By Sarah Goodman
By Sarah Goodman
Rabat – Collins English Dictionary has codified a meaning for “fake news,” naming it the 2017 “Word of the Year.”
Fake news – noun: false, often sensational, information disseminated under the guise of news reporting
The Glasgow-based publication annually identifies a word that has “most grown in visibility,” based on a wide swath of media sources cross-referenced with its 4.5 billion-word computer-compiled database.
This year, lexicographers for Collins found that usage of the term “fake news” has increased 365 percent since last year. “Fake news” is, Collins explains on its website, “everywhere.”
Proliferation of the term “fake news” coincided with the 2016 US presidential election of Donald Trump, who frequently hurls the epithet at media outlets to dismiss critical and unflattering coverage.
Trump’s usage of “fake news” is often at odds with empirical evidence to the contrary, and has been characterized by his critics as a tactic to undermine the public’s confidence in US institutions and to delegitimize independent journalism.

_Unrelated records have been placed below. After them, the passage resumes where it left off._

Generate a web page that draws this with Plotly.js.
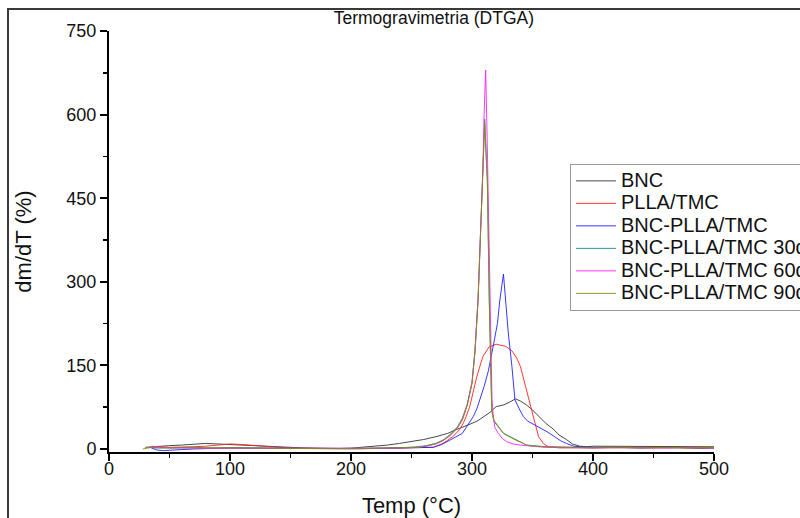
<!DOCTYPE html>
<html><head><meta charset="utf-8">
<script src="https://cdn.plot.ly/plotly-3.0.1.min.js"></script>
<style>
body{margin:0;background:#fff;}
#chart{width:800px;height:518px;}
#frame{position:absolute;left:7px;top:8px;width:800px;height:520px;border-left:2px solid #3a3a3a;border-top:2px solid #3a3a3a;pointer-events:none;}
</style>
</head><body>
<div id="chart"></div><div id="frame"></div>
<script>
// BNC
var tBNC = [30,40,50,60,70,80,90,100,110,120,130,140,150,160,170,180,190,200,210,220,230,240,250,260,270,280,285,290,296,300,305,310,315,320,326,331,336,340,345,350,356,361,367,372,378,383,389,395,400,420,440,460,480,500];
var vBNC = [3,5,6,7,8,10,9,8,6,5,4,3,2,2,1.5,1,1,1.5,3,5,7,10,13,17,22,28,33,37,43,46,51,58,66,76,79,84,90,86,79,70,56,46,36,25,17,9,5,4,5,5,4,4,5,4];
// PLLA/TMC
var tPLLA = [35,40,50,60,70,80,90,100,110,120,130,140,150,170,190,210,230,250,260,268,276,284,290,294,298,304,309,314,320,328,333,337,340,345,348,351,355,359,363,372,390,410,430,450,470,490,500];
var vPLLA = [2,4,3,3,4,5,7,9,8,6,4,3,2,1,0.5,0.5,1,1.5,2,3,10,22,35,52,75,130,166,183,188,184,176,163,148,106,80,58,22,10,4,2,2,3,2,3,2,1,2];
// BNC-PLLA/TMC
var tBP = [35,40,45,50,60,70,80,90,100,120,140,160,180,200,220,240,255,268,275,282,288,292,295,298,301,304,307,310,313.5,316,318,321,323,326,327.5,330,333,335.5,339.5,342.5,346,351,356,362,367,373,378,384,390,400,420,440,460,480,500];
var vBP = [2,-2,-3,-2,-1,0,1,1,2,1.5,1,0.5,0.5,0.5,1,1.5,2,3,8,16,22,28,38,48,58,72,92,112,140,165,190,225,267,314,267,208,148,88,70,58,50,44,39,31,24,15,10,5,4,3,3,2,3,2,2];
// BNC-PLLA/TMC 30d
var t30 = [33,40,50,60,70,80,90,100,120,140,160,180,200,220,240,255,262,270,276,282,288,292,296,300,302.5,305,307,309,310.5,311.5,312.7,314.3,315,315.5,316.3,318,321.7,326,329,334,337,342.5,345,351,360,380,400,420,440,460,480,500];
var v30 = [3,2,2,3,3,2,2,3,2,1.5,1,1,1,1.5,2,4,6,10,16,26,40,55,80,120,178,270,380,490,592,540,483,267,200,118,70,50,40,28,25,19,16,10,7,6,4,3,3,2,3,2,3,2];
// BNC-PLLA/TMC 60d
var t60 = [33,36,40,45,50,60,70,80,90,100,120,140,160,180,200,220,240,255,262,270,276,282,288,292,296,300,302.5,305,307,309,310,311.3,312.5,313.5,314.5,315.5,316.5,317.6,319,321.7,325,328.7,334,340,351,360,380,400,420,440,460,480,500];
var v60 = [2,5,4,3,2,2,1,1,1,1.5,1,1,1,0.5,0.5,1,1.5,3,5,9,15,24,38,52,78,118,176,268,385,500,600,680,560,430,300,160,90,58,38,28,19,13,9,7,5,3,3,2,3,2,2,3,2];
// BNC-PLLA/TMC 90d
var t90 = [28,35,40,50,60,70,80,90,100,120,140,160,180,200,220,240,255,262,270,276,282,288,292,296,300,302.5,305,307,309,310.5,311.5,312.7,314.3,315,315.5,316.3,318,321.7,326,329,334,337,342.5,345,351,360,380,400,420,440,460,480,500];
var v90 = [0,3,2,2,2,3,3,2,2,1.5,1,1,0.5,1,1,2,3,5,9,15,25,38,53,78,118,175,265,375,485,585,535,478,262,195,115,72,52,40,28,24,18,15,10,7,5,4,3,2,3,2,3,2,3];

var names = ['BNC','PLLA/TMC','BNC-PLLA/TMC','BNC-PLLA/TMC 30d','BNC-PLLA/TMC 60d','BNC-PLLA/TMC 90d'];
var colors = ['#333333','#ff2020','#2020ff','#109080','#ff20ff','#8a8a10'];
var xs = [tBNC,tPLLA,tBP,t30,t60,t90];
var ys = [vBNC,vPLLA,vBP,v30,v60,v90];

var traces = names.map(function(n,i){
  return {x:xs[i], y:ys[i], name:'<span style="font-size:20px">'+n+'</span>', type:'scatter', mode:'lines',
    line:{color:colors[i], width:0.9}};
});

var font = 'Arial, "Liberation Sans", sans-serif';
var layout = {
  width:800, height:518,
  margin:{l:109, r:86, t:31, b:66, autoexpand:false},
  paper_bgcolor:'#ffffff', plot_bgcolor:'#ffffff',
  font:{family:font, color:'#111'},
  title:{text:'Termogravimetria (DTGA)', font:{family:font, size:17.5, color:'#111'},
    x:0.537, xref:'paper', xanchor:'center', y:0.965, yref:'container', yanchor:'middle'},
  xaxis:{range:[0,500], dtick:100, tick0:0, ticks:'outside', ticklen:7, tickwidth:2, tickcolor:'#000',
    showline:true, linewidth:2, linecolor:'#000', showgrid:false, zeroline:false,
    minor:{ticks:'outside', ticklen:4, tickwidth:1.5, dtick:50, tickcolor:'#000', showgrid:false},
    tickfont:{family:font, size:18, color:'#111'}, ticklabelstandoff:-8,
    title:{text:'Temp (°C)', font:{family:font, size:22, color:'#111'}, standoff:22}},
  yaxis:{range:[-5.4,750], dtick:150, tick0:0, ticks:'outside', ticklen:7, tickwidth:2, tickcolor:'#000',
    showline:true, linewidth:2, linecolor:'#000', showgrid:false, zeroline:false,
    minor:{ticks:'outside', ticklen:4, tickwidth:1.5, dtick:75, tickcolor:'#000', showgrid:false},
    tickfont:{family:font, size:18, color:'#111'},
    title:{text:'dm/dT (%)', font:{family:font, size:22, color:'#111'}, standoff:29}},
  showlegend:true,
  legend:{x:0.762, y:0.685, xanchor:'left', yanchor:'top', xref:'paper', yref:'paper',
    bgcolor:'#ffffff', bordercolor:'#999', borderwidth:1, itemwidth:40,
    font:{family:font, size:15, color:'#111'}}
};
Plotly.newPlot('chart', traces, layout, {displayModeBar:false, staticPlot:true});
</script>
</body></html>
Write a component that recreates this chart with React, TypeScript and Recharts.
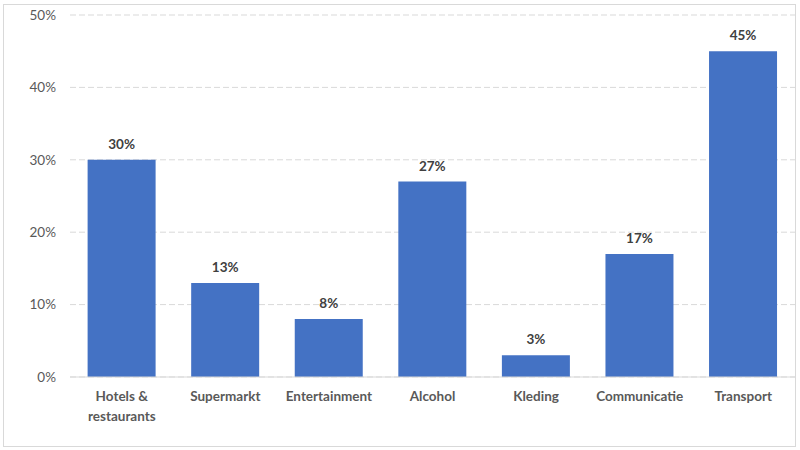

However, the US President is not the only head of state to further disseminate “fake news.” Other international politicians have recently appropriated the phrase to dispute and disparage critical media coverage.
In a speech before supporters in September, Daw Aung San Suu Kyi, the leader of Myanmar’s civilian government, used the term to describe the UN’s claims of ethnic cleansing in Myanmar against its Rohingya Muslim minority.
In another example, Israeli Prime Minister Benjamin Netanyahu, speaking at a Tel Aviv rally in August, discounted corruption allegations as a “unified choir” of the “fake news media.”
Last week, Trump, who has previously attempted to patent the phrase “you’re fired,” claimed to be the originator of the term “fake news.” Speaking at a rally in Pennsylvania earlier this year, he said, “everybody is using the word ‘fake news.’ Where did you hear it first, folks?”
Although the exact etymology of the expression could not be confirmed, Merriam-Webster Dictionary has approximated the term entered common parlance in the late nineteenth century, noting several references to “fake news” in American newspapers from 1890 and 1891.
On Collins’ shortlist for “Word of 2017” were “fidget spinner” and “antifa,” the latter an abbreviation of the word “anti-fascist.”